Chrys Howard, the mother of Duck Dynasty’s, Korie Robertson, holds a degree in elementary education and spent ten years teaching children with learning differences. After teaching, she joined their family owned business, Howard Publishing, where she served as senior editor and Creative Director for twelve years.

Chrys, President and Founder of It’s a Mom Thing Ministries, hosted a weekly radio show and website by the same name for ten years. She has authored fourteen books, including the best-selling Hugs for Daughters and Motivationals for Moms, with over 1,000,000 books in print and has co-written two cookbooks and two children’s books with Kay Robertson as well as Strong and Kind and Duck Commander Devotionals for Kids with her daughter, Korie Robertson.
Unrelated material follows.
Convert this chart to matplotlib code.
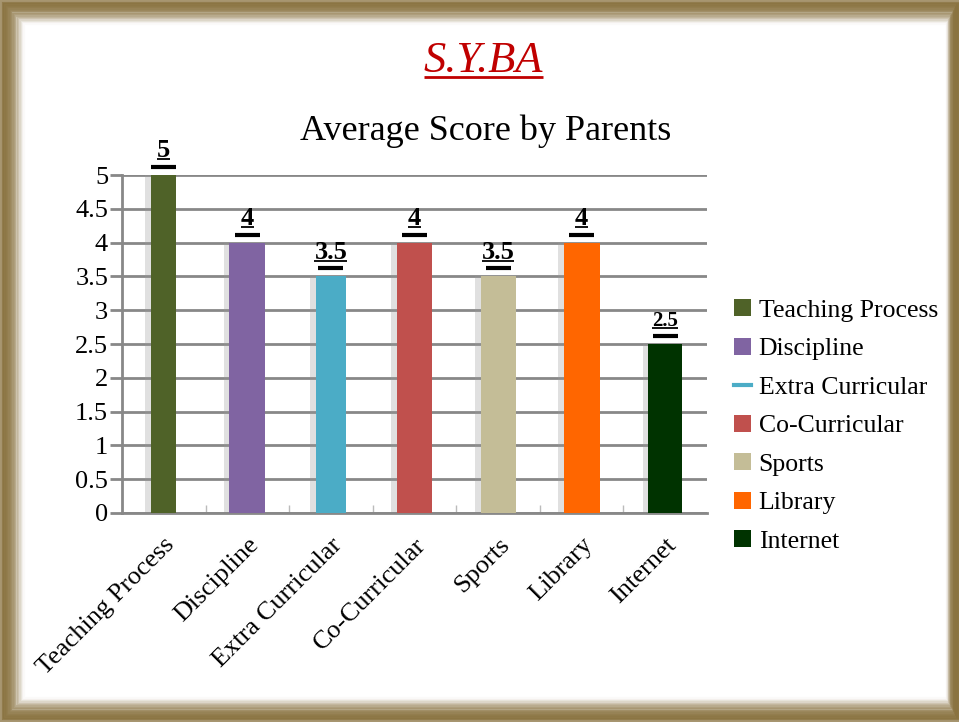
import matplotlib
matplotlib.use("Agg")
import matplotlib.pyplot as plt
from matplotlib.patches import Rectangle, Patch
from matplotlib.lines import Line2D

categories = ["Teaching Process", "Discipline", "Extra Curricular", "Co-Curricular",
              "Sports", "Library", "Internet"]
scores = [5, 4, 3.5, 4, 3.5, 4, 2.5]
score_labels = ["5", "4", "3.5", "4", "3.5", "4", "2.5"]
yticks = [0, 0.5, 1, 1.5, 2, 2.5, 3, 3.5, 4, 4.5, 5]
ytick_labels = ["0", "0.5", "1", "1.5", "2", "2.5", "3", "3.5", "4", "4.5", "5"]

colors = ["#4f6228", "#8064a2", "#4bacc6", "#c0504d", "#c4bd97", "#ff6600", "#003300"]
widths = [0.30, 0.43, 0.35, 0.43, 0.42, 0.43, 0.40]
label_sizes = [19, 19, 19, 19, 19, 19, 15]

plt.rcParams["font.family"] = ["Liberation Serif", "DejaVu Serif"]


def underline(fig, txt, color, lw, gap=2):
    # draw a line just below a text's bounding box
    fig.canvas.draw()
    bb = txt.get_window_extent()
    W, H = fig.bbox.width, fig.bbox.height
    y = (bb.y0 + gap) / H
    fig.add_artist(Line2D([bb.x0 / W, bb.x1 / W], [y, y], color=color, lw=lw,
                          transform=fig.transFigure, solid_capstyle="butt"))


fig = plt.figure(figsize=(9.59, 7.22), dpi=100)
fig.patch.set_facecolor("white")

# grungy frame, faked with nested fading rectangles
frame = "#8a7340"
for i in range(16):
    inset = 0.003 + i * 0.0019
    r = Rectangle((inset * 0.75, inset), 1 - 1.5 * inset * 0.75, 1 - 2 * inset,
                  transform=fig.transFigure, fill=False, edgecolor=frame,
                  linewidth=3, alpha=max(0.75 - i * 0.05, 0.03), zorder=0)
    fig.patches.append(r)

ax = fig.add_axes([0.1272, 0.2895, 0.61, 0.468])
x = list(range(len(categories)))

# light shadow on the left side of bars
for xi, v, w in zip(x, scores, widths):
    ax.bar(xi - 0.07, v, width=w, color="#9a9a9a", alpha=0.3, zorder=2, linewidth=0)
ax.bar(x, scores, width=widths, color=colors, zorder=3, linewidth=0)

value_texts = []
for xi, v, lab, fs in zip(x, scores, score_labels, label_sizes):
    ax.plot([xi - 0.15, xi + 0.15], [v + 0.12, v + 0.12], color="black", lw=3,
            solid_capstyle="butt", zorder=4, clip_on=False)
    t = ax.text(xi, v + 0.19, lab, ha="center", va="bottom", fontsize=fs,
                fontweight="bold", color="black", zorder=5, clip_on=False)
    value_texts.append(t)

ax.set_xlim(-0.5, len(categories) - 0.5)
ax.set_ylim(0, 5)
ax.set_yticks(yticks)
ax.set_yticklabels(ytick_labels, fontsize=19)
ax.yaxis.grid(True, color="#888888", linewidth=2, zorder=1)
ax.set_axisbelow(True)
ax.tick_params(axis="y", length=9, width=2, color="#888888", direction="out", pad=1)

ax.set_xticks(x)
ax.set_xticklabels(categories, fontsize=19, rotation=45, ha="right",
                   rotation_mode="anchor")
ax.tick_params(axis="x", length=0, pad=15)
ax.set_xticks([i + 0.5 for i in x[:-1]], minor=True)
ax.tick_params(axis="x", which="minor", length=6, width=1, color="#bbbbbb", direction="in")

for s in ["top", "right"]:
    ax.spines[s].set_visible(False)
for s in ["left", "bottom"]:
    ax.spines[s].set_color("#888888")
    ax.spines[s].set_linewidth(2)
ax.set_facecolor("none")

title = fig.text(0.504, 0.916, "S.Y.BA", ha="center", va="center",
                 fontsize=32, style="italic", color="#c00000")
fig.text(0.506, 0.818, "Average Score by Parents", ha="center", va="center",
         fontsize=26, color="black")

handles = []
for name, c in zip(categories, colors):
    if name == "Extra Curricular":
        handles.append(Line2D([0], [0], color=c, lw=3, marker=None))
    else:
        handles.append(Patch(facecolor=c, edgecolor="none"))
leg = fig.legend(handles, categories, loc="center left", bbox_to_anchor=(0.755, 0.41),
                 frameon=False, fontsize=18.5, handlelength=0.65, handleheight=0.65,
                 handletextpad=0.3, labelspacing=0.62, borderaxespad=0)

underline(fig, title, "#c00000", 2, gap=4)
for t in value_texts:
    underline(fig, t, "black", 1.3, gap=3)

fig.savefig("out.png", dpi=100)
Her most current book, Rockstar Grandparent, released in March 2019. Her lifestyle site, Rocking It Grand, with Shellie Tomlinson challenges grandparents to be all they can be to the next generation. Chrys is married to John Howard, has three grown children, fourteen grandchildren and three great-grandchildren. They live in West Monroe, LA.

Shellie Rushing Tomlinson is an author, speaker, Bible study teacher and podcast host known for saying “Life is hard when it’s good, and it’s always better when you’re laughing.” Shellie’s best-selling humor books Suck Your Stomach In and Put Some Color On and Sue Ellen’s Girl Ain’t Fat, She Just Weighs Heavy! led Jeff Foxworthy to call her work, “Laugh out loud funny!” Her non-fiction titles, Heart Wide Open and Finding Deep and Wide are helping countless believers experience a deeper relationship with Christ, and her cookbook Hungry is a Mighty Fine Sauce with its companion devotional Devotions for the Hungry Heart feeds her readers bodies and souls!

Shellie and her farming husband, Phil, live in Lake Providence, Louisiana. They have two married children and six grandchildren. With the help of those grands, Shellie spends her summers trying to wear out a pontoon boat on the lake behind their home, and her winters dreaming of warmer days. According to her beloved labs, Beaux and Hank, Shellie is not spending enough time scratching doggie ears, but she is always trying to do better in that department.